The Basel Convention on the Control of Transboundary Movements of Hazardous Wastes and Their Disposal was negotiated by the United Nations Environmental Program and is considered the most comprehensive international environmental agreement on hazardous waste. Apart from the United States, a handful of smaller nations have not signed or ratified the Convention.
- It would make global trade in plastic waste more transparent and better regulated, while ensuring that its management is safer for human health and the environment.
- Under the amended treaty, exporters must first obtain consent from the governments of receiving nations before shipping the most contaminated, mixed, or unrecyclable plastic waste.
- Agreed changes to the Convention, which will come into effect from 1 January 2021, will see non-hazardous plastic waste that is not recyclable or is “difficult” to recycle categorized as waste requiring “special consideration” and listed in the Convention’s Annex II.
Plastic Pollution: Fast Facts
- Pollution from plastic waste, has reached epidemic proportions with an estimated 100 million tonnes of plastic now found in the oceans.
- 80%-90% of plastic in oceans comes from land-based sources.
- According to recent estimates, 55% of all plastic ever manufactured was either dumped in landfills or entered the ecosystem.
- European Union is the world’s largest exporter of plastic waste, U.S. exports are the largest for a single country.
- Plastic waste shipments became an issue last year after China, the world’s biggest importer of plastic scrap, stopped buying non-industrial plastic scrap, upending a $200 billion global recycling industry.

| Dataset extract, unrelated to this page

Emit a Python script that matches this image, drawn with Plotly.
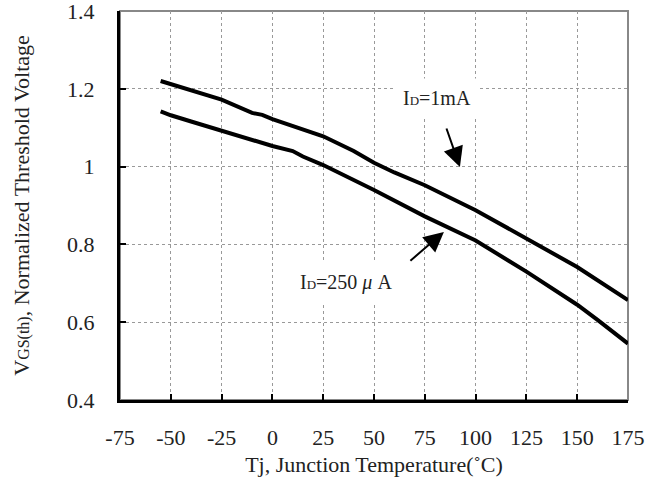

- As a result of that change, other Southeast Asian nations, including Thailand, Malaysia, Vietnam, and Indonesia, were quickly overwhelmed with shipments of waste that they did not have the capacity to handle. Several countries took action to stop shipments at their ports.
- In the West, plastic trash piled up on the docks in San Francisco and in the U.K. and other European nations, as trash exporters searched for new buyers.
Case in India
- India’s laws currently don’t allow electronic and plastic waste to be imported into the country.
- Plastic and electronic waste recyclers in Special Economic Zones were permitted to import waste for recycling. However, they will not be allowed to do so after August 31 this year.
- The primary opposition to banning plastic waste imports comes from industries that claim domestic waste is insufficient in quantity and/or quality for their recycling units.
- In a country where 40% of the 12 million tonnes of plastic waste generated annually goes uncollected, enforcing segregation at source and recycling is the only way forward.
- Cities like Alappuzha, Mysuru and Indore, which have successfully implemented segregation policies, are models for the rest of India.
- According to the Institute of Scrap Recycling Industries, amendments to the Convention will hamper the world’s ability to recycle plastic material.
- Requiring prior informed consent from importing countries, will create an administrative burden that will make it harder for countries without recycling capacity to export collected plastics to countries with infrastructure in place.
- Convention has had a negligible impact on waste trade, with companies resorting to illegal trade, thus circumventing the PIC requirement altogether.
- Existing reporting framework under the convention has shown that the available data is not always transparent, particularly with industrialised countries under-reporting the amount of waste exported.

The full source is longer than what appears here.